For stable and dividend heavy securities like sti, it is actually better to lump sum everything at the start and eat the dividends.
We’ve spoken a few times here about the false dichotomy between DCA and lump-sum investing. The thing is that most people don’t have a lump-sum to invest - most people have a continuous stream of cash, coming from their paychecks. So most people will be naturally dollar-cost averaging.
Hi,
Apologies if this has been asked before. I bought the book by Shiny Things and I have some doubts about STI ES3. The price of STI ES3 has been hovering in the $3 range since 2008. Is there a good reason why it is worth buying it for the long term since it is kind of stuck or appreciating so slowly? Thank you.
Yes, there are two good reasons.
From a fundamental point of view, entirely independent of its price or its returns: you want to have
some exposure to Singaporean equities. You live in Singapore; you’re presumably going to retire in Singapore.
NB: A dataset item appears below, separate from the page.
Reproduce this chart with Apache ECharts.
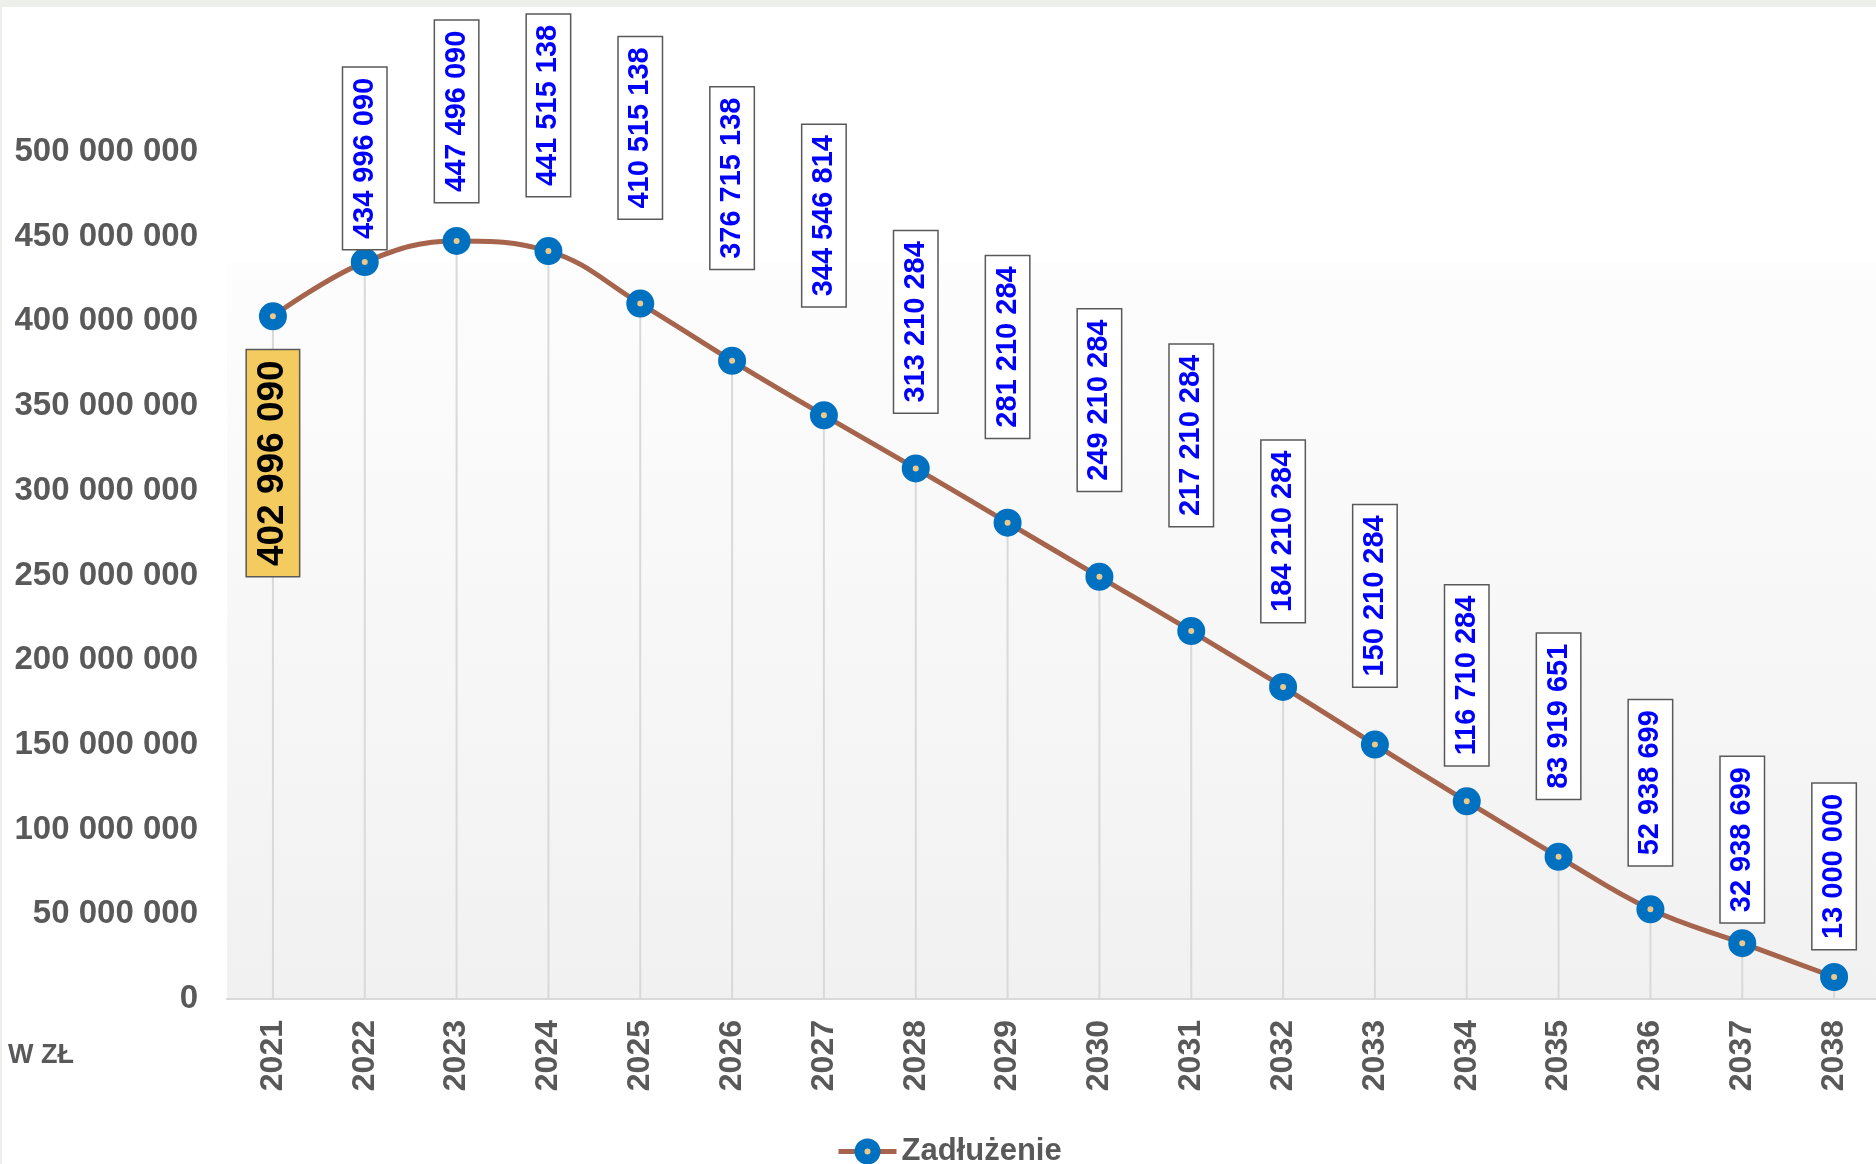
<!DOCTYPE html>
<html>
<head>
<meta charset="utf-8">
<title>Zadłużenie</title>
<script src="https://cdn.jsdelivr.net/npm/echarts@6/dist/echarts.min.js"></script>
<style>
html, body { margin: 0; padding: 0; background: #ffffff; }
#chart { width: 1876px; height: 1164px; }
</style>
</head>
<body>
<div id="chart"></div>
<script>
// dane
const years = ['2021', '2022', '2023', '2024', '2025', '2026', '2027', '2028', '2029',
  '2030', '2031', '2032', '2033', '2034', '2035', '2036', '2037', '2038']
const debt = [402996090, 434996090, 447496090, 441515138, 410515138, 376715138, 344546814,
  313210284, 281210284, 249210284, 217210284, 184210284, 150210284, 116710284, 83919651,
  52938699, 32938699, 13000000]
const yMin = 0
const yMax = 500000000
const yStep = 50000000

// odstep etykiety od srodka punktu (px), jak w oryginale
const labelGap = [34, 13, 39, 55, 85, 92, 109, 56, 85, 86, 105, 65, 58, 36, 58, 44, 21, 28]

const fontMain = 'Liberation Sans, Arial, sans-serif'
const grey = '#595959'
const lineColor = '#a5644b'
const markerBlue = '#0070c0'
const markerFill = '#ebc98c'
const markerHalf = 14

const fmt = (v) => String(v).replace(/\B(?=(\d{3})+(?!\d))/g, ' ')

const lineData = debt.map((v, i) => {
  if (i === 0) {
    return {
      value: v,
      label: {
        position: 'bottom',
        distance: labelGap[i] - markerHalf,
        align: 'right',
        verticalAlign: 'middle',
        color: '#000000',
        fontSize: 37,
        lineHeight: 36,
        padding: [8, 10],
        backgroundColor: '#f3cb5e'
      }
    }
  }
  return { value: v, label: { distance: labelGap[i] - markerHalf } }
})

var chartDom = document.getElementById('chart')
var myChart = echarts.init(chartDom)
var option

option = {
  animation: false,
  backgroundColor: '#ffffff',
  grid: {
    left: 227,
    right: -4,
    top: 152,
    bottom: 165,
    show: true,
    borderWidth: 0,
    outerBoundsMode: 'none',
    backgroundColor: new echarts.graphic.LinearGradient(0, 0, 0, 1, [
      { offset: 0, color: 'rgba(255,255,255,0)' },
      { offset: 0.131, color: 'rgba(255,255,255,0)' },
      { offset: 0.131, color: '#fdfdfd' },
      { offset: 1, color: '#f1f1f1' }
    ])
  },
  legend: {
    data: [
      {
        name: 'Zadłużenie',
        itemStyle: { color: markerFill, borderColor: markerBlue, borderWidth: 10 },
        lineStyle: { color: lineColor, width: 5 }
      }
    ],
    top: 1131,
    left: 831,
    itemWidth: 58,
    itemHeight: 20,
    itemGap: 6,
    textStyle: {
      color: grey,
      fontSize: 31,
      fontWeight: 'bold',
      fontFamily: fontMain
    }
  },
  graphic: [
    { type: 'rect', shape: { x: 0, y: 0, width: 1876, height: 7 }, style: { fill: '#edefea' } },
    { type: 'rect', shape: { x: 0, y: 0, width: 2, height: 1164 }, style: { fill: '#edefea' } },
    {
      type: 'text',
      left: 8,
      top: 1042,
      style: {
        text: 'W ZŁ',
        fill: grey,
        fontSize: 27,
        fontWeight: 'bold',
        fontFamily: fontMain
      }
    }
  ],
  xAxis: {
    type: 'category',
    data: years,
    axisTick: { show: false },
    axisLine: { lineStyle: { color: '#d9d9d9', width: 2 } },
    axisLabel: {
      rotate: 90,
      margin: 21,
      color: grey,
      fontSize: 32,
      fontWeight: 'bold',
      fontFamily: fontMain
    }
  },
  yAxis: {
    type: 'value',
    min: yMin,
    max: yMax,
    interval: yStep,
    splitLine: { show: false },
    axisLine: { show: false },
    axisTick: { show: false },
    axisLabel: {
      margin: 29,
      color: grey,
      fontSize: 33,
      fontWeight: 'bold',
      fontFamily: fontMain,
      formatter: fmt
    }
  },
  series: [
    {
      // linie spadku od punktu do osi
      name: 'drop',
      type: 'bar',
      data: debt,
      barWidth: 2,
      silent: true,
      itemStyle: { color: '#d9d9d9' }
    },
    {
      name: 'Zadłużenie',
      type: 'line',
      data: lineData,
      smooth: 0.4,
      symbol: 'circle',
      symbolSize: 17,
      lineStyle: { color: lineColor, width: 5 },
      itemStyle: {
        color: markerFill,
        borderColor: markerBlue,
        borderWidth: 11
      },
      label: {
        show: true,
        position: 'top',
        rotate: 90,
        align: 'left',
        verticalAlign: 'middle',
        color: '#0000ff',
        fontSize: 29,
        lineHeight: 27,
        fontWeight: 'bold',
        fontFamily: fontMain,
        padding: [8, 10],
        backgroundColor: '#ffffff',
        borderColor: grey,
        borderWidth: 1.5,
        formatter: (p) => fmt(p.value)
      }
    }
  ]
}

option && myChart.setOption(option)
</script>
</body>
</html>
And that means you’ll need Singapore dollars to spend (which means Singapore-dollar bonds) and you’ll want protection against increases in the cost of living in Singapore (which means Singaporean equities).
From a more trading point of view: the Singaporean stock market’s price might not have gone anywhere, but it’s an absolute firehose of dividends: ES3 pays close to 4% dividends per annum, and you’re going to be diligently reinvesting those, which gives you a great head start.
Unrelated but, anyone has a good brokerage to recommend for forex trading? Looking to do more of swing trades. The one I’m using currently has been increasing their commissions but quite abit
In fact does IBKR have a good forex trading platform?
1) Don’t trade FX.
2) If you must trade FX, use IBKR and trade the CME FX futures.
Hi ST and fellow seniors,
Been lurking in HWZ for ages, finally registered for an account to express my thanks for the all the info; tip and tricks I received here.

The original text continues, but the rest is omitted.